The best use case for that I've seen is that the US Navy would like to synthesize jet fuel on aircraft carriers so they don't have to slow down to take on fuel from a tanker -- delivering fuel to an aircraft carrier has to cost more than it costs at your local gas station.

Also I think there is more interest in synthetic fuel for airplanes than cars. That Mazda could almost as easily have been run on ethanol, methanol or maybe even butanol. Even methane isn't that hard. Diesel engines can be run on Dimethyl Ether. Single-entity fuels are more efficient to make than synthetic fuels based on long-chain hydrocarbons.

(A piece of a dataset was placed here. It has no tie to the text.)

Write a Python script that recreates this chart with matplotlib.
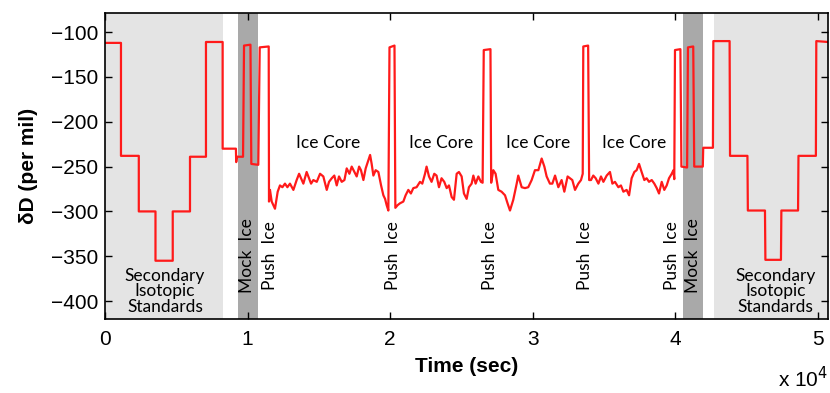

Aviation, on the other hand, is a place where innovation goes to die, where airlines struggle to replace obsolete electronics, where the #1 and #2 aircraft in the world were designed in 1967 and 1982, etc. (... it wouldn't even be legal to sell a car based on a 1982 design!)

3 comments

That's crazy cheap. I think oil sands here in canada can have a minimum break even point of up to 80$/barrel, and it still seems to be profitable most of the time. So you are right that there is quite a bit of room for more costly alternatives.
Using methanol to make synthetic gasoline is just bonkers.

You can just use the methanol to run cars. CNG/CBG cars have existed for well over a decade.

Not to mention leaded fuel still being a thing in aviation
Not anymore. You need to update your talking points.

The FAA got off their butts and approved the unloaded substitute in 2022 and it's starting to roll out.

Airports want it ASAP because the (IIRC) ~20% higher cost is a cheap price to pay to not have to listen to people complain.

You haven’t refuted anything. It’s still a thing.

“On February 23, 2022, the FAA joined aviation and petroleum industry stakeholders to announce a comprehensive public-private partnership to transition to lead-free aviation fuels for piston-engine aircraft by the end of 2030.”

https://www.faa.gov/about/initiatives/avgas

Avgas 100LL is going to be around for a good long period of time. Not a single local airport around me locally has rolled out the new fuel yet so I’m not sure I believe your point about airports wanting it ASAP
Not on aircraft carriers. They only handle jet fuel.
Yeah leaded fuel is only for piston engines. I can't actually imagine leaded fuel working in jet engines, even if they can usually take a wide range of fuels.